Smoopadoop wrote:What do you think?
I think it's a very good idea.
Depending on "country" and age they have been used and manipulated in very different ways. Depending on that a speciallized industry is required, because "making" stone bricks its a totally different proces than the adobe ones.
Also they could be just normal big rocks or boulders, like those used in the pyriness area for example:

This house looks quite modern, so its probably not a good example. But you can see on it the kind of materials used. That house is from la vall d'Aran, in the south of the Pyrinees.
From the wikipedia
Cement, chemically speaking, is a product including lime as the primary curing ingredient, but it is far from the first material used for cementation. The Babylonians and Assyrians used bitumen to bind together burnt brick or alabaster slabs. In Egypt stone blocks were cemented together with mortar, a combination of sand and roughly burnt gypsum (CaSO4·2H2O), which often contained calcium carbonate (CaCO3).High or later iron age on nordic countries lasted until IX Century AC if I'm right.

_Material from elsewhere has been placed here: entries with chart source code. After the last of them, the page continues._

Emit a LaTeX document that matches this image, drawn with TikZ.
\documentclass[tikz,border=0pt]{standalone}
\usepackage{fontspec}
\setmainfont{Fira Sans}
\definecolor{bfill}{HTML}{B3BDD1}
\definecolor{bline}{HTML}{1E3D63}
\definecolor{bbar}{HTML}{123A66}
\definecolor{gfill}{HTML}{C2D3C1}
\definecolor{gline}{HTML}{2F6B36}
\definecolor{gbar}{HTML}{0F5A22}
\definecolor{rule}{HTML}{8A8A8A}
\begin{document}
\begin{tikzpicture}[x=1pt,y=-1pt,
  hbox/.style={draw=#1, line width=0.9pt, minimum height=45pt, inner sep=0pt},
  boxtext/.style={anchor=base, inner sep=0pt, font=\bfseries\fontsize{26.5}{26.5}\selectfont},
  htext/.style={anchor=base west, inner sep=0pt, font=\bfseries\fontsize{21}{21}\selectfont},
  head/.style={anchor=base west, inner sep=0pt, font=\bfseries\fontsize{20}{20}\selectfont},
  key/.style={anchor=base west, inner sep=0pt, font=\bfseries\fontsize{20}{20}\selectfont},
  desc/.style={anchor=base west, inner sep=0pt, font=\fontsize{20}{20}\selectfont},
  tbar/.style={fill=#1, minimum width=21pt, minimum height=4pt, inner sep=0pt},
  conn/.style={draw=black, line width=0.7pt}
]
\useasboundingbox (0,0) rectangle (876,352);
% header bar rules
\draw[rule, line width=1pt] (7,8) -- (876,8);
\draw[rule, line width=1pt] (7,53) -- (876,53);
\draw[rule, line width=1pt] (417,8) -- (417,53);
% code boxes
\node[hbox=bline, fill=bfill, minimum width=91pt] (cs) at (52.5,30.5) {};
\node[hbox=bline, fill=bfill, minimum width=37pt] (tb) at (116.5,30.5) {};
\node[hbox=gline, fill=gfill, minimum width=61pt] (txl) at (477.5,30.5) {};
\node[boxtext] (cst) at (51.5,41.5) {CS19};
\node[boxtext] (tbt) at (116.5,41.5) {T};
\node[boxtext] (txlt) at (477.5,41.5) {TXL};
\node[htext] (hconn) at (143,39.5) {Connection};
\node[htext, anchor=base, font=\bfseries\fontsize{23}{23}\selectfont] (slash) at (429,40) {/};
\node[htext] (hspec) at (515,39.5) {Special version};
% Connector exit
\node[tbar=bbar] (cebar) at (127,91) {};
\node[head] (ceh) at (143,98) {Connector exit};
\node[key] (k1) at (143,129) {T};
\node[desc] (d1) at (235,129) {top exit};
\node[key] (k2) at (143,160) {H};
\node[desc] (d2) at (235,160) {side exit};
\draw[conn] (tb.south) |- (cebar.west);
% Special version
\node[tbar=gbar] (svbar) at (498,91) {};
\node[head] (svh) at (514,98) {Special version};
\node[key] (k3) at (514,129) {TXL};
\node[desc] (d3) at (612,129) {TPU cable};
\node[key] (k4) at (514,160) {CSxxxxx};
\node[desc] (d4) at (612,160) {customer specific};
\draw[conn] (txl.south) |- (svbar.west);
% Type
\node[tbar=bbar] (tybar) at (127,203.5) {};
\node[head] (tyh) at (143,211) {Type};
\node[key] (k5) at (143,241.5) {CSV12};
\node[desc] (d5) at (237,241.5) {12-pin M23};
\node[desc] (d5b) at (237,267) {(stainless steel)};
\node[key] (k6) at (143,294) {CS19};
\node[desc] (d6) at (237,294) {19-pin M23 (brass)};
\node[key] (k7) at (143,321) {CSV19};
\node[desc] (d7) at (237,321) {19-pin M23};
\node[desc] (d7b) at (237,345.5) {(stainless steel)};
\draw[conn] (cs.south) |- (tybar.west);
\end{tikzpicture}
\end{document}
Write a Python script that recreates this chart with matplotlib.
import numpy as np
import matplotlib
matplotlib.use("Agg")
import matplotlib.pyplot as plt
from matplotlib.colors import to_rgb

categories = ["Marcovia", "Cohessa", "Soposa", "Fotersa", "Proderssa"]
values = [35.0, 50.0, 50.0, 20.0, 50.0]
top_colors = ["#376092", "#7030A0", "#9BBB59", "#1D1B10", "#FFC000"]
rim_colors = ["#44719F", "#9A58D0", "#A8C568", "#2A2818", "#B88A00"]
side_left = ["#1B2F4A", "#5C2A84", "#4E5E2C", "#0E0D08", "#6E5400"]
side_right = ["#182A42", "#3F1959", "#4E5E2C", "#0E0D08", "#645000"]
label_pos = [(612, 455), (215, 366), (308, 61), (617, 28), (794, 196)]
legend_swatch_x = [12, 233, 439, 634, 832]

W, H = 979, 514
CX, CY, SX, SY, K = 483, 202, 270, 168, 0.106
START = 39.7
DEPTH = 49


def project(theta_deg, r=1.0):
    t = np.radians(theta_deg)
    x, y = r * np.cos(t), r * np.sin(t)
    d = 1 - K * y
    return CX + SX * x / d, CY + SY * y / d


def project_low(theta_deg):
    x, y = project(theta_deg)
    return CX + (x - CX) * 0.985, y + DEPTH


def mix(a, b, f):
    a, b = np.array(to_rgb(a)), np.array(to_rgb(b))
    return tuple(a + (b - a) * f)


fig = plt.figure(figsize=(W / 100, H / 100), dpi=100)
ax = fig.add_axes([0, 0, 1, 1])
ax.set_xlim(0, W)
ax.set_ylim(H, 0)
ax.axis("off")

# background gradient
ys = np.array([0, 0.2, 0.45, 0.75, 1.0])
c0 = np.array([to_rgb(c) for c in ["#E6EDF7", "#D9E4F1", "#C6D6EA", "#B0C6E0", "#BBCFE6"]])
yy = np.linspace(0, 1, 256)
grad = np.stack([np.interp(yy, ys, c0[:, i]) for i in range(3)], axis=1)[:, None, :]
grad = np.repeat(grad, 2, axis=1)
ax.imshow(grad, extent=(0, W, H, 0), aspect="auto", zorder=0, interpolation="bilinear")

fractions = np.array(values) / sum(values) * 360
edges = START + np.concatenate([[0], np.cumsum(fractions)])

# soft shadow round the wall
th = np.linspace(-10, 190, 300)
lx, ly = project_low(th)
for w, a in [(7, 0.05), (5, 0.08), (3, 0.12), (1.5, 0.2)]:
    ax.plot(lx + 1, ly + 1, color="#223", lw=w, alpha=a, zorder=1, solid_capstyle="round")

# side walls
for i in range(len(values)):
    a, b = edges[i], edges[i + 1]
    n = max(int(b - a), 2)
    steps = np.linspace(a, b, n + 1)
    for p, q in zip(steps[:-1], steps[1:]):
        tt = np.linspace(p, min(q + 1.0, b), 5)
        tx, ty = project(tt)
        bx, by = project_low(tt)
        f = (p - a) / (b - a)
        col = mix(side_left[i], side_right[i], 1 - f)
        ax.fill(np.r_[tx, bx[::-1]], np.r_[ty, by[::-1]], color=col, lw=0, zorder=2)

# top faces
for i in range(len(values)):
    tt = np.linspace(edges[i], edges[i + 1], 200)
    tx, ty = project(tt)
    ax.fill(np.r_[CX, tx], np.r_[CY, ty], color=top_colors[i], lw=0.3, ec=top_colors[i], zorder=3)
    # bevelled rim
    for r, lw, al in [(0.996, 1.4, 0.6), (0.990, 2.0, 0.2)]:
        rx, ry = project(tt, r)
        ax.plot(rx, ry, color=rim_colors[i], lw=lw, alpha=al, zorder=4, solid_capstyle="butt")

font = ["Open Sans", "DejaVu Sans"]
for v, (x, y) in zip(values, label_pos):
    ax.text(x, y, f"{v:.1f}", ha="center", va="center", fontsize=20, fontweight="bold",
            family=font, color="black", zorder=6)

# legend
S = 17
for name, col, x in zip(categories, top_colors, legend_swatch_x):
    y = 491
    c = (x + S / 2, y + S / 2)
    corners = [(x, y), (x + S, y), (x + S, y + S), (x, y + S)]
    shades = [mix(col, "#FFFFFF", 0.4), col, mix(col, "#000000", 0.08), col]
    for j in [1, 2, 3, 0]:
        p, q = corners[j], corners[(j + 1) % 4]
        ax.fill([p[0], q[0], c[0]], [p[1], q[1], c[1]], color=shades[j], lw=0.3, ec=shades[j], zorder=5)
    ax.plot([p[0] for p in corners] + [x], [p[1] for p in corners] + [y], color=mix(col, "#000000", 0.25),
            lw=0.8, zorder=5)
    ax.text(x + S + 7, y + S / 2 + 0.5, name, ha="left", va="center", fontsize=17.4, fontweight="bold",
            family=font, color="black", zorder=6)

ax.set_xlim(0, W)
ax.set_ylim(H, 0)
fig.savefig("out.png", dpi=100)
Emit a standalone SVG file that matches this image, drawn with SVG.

What I don't know is if this fits in the nordic lands of haven, where extreme cold was something unavoidable.
Nothing a bit of research cannot answer. I'll have a look.
I see this very plausible.
Edit: Right now you can endlessly dig ore and materials from the first lyer if you dig on mountains. Thats not logical in a game where resources have limits. Even if their q wony go much far. The solution could be making stone mountains leverable, at least a bit enough to run out of materials. Some stone falls could be added to make it more real.